* **DESCRIPTION OF THE TASK**
From the entries below, count the lines with "chart". Write only the count.

* **GIVEN RECORDS**
○ ○ ○ ○

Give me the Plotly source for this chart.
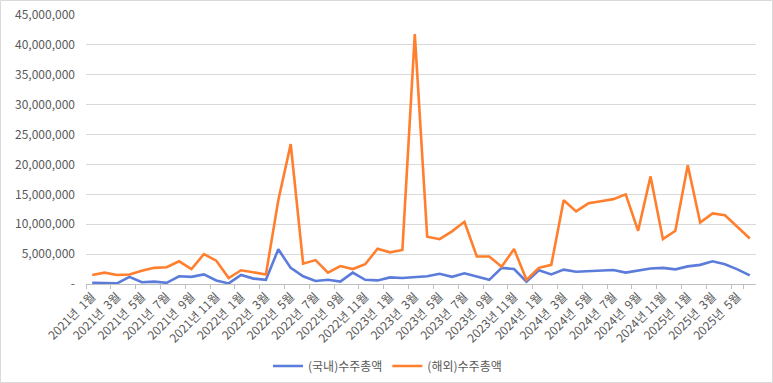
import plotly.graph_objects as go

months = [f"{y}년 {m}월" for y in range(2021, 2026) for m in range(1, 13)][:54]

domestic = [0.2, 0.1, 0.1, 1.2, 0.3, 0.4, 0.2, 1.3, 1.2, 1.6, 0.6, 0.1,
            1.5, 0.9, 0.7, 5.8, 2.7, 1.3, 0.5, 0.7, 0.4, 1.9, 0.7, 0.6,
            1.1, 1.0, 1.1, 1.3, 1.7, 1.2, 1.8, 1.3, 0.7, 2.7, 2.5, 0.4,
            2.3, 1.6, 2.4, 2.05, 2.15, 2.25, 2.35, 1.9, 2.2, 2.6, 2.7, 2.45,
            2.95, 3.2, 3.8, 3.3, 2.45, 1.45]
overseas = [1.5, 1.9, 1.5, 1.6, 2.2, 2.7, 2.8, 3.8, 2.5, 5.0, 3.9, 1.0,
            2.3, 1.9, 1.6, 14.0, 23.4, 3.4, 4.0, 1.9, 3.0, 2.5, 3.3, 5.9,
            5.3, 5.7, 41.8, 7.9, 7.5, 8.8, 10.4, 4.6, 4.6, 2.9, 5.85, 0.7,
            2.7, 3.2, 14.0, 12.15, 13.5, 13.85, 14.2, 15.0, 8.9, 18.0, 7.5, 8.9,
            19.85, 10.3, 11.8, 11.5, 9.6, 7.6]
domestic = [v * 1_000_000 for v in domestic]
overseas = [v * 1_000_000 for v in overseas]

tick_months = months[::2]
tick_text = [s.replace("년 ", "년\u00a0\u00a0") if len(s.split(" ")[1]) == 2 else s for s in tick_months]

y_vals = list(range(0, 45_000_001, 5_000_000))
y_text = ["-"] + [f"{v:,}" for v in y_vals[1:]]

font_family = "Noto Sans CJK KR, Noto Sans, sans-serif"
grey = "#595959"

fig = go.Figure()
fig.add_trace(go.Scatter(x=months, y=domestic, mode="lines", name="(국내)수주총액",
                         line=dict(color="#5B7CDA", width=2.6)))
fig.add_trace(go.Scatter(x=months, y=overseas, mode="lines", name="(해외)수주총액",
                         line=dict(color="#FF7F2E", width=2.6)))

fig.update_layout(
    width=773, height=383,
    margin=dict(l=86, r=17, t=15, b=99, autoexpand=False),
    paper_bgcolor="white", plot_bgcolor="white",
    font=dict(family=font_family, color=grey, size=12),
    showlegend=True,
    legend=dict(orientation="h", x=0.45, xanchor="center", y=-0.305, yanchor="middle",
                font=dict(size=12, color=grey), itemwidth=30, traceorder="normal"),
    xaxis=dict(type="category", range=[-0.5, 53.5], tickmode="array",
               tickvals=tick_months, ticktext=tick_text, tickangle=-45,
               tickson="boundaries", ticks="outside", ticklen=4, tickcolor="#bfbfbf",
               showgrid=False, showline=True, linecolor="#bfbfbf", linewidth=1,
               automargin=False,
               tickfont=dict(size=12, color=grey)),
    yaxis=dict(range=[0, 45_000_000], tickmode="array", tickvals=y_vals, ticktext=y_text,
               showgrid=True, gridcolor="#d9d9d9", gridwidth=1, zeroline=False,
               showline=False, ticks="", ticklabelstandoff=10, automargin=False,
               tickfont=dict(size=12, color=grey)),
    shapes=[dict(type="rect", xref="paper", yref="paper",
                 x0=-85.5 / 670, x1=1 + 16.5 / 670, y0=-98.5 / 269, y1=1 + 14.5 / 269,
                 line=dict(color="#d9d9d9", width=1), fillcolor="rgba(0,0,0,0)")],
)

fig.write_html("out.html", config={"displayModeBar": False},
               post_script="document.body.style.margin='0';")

○ ○ ○ ○

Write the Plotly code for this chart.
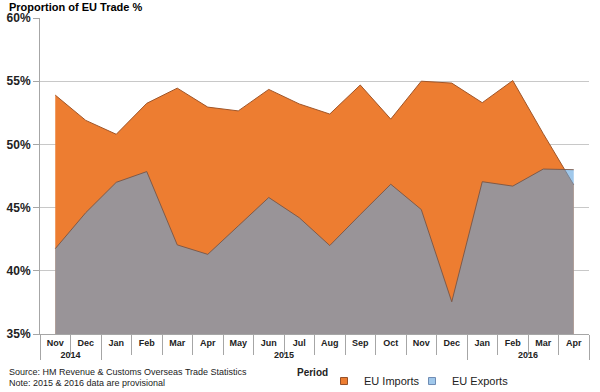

○ ○ ○ ○

* **SOLUTION TO THE EXERCISE**
2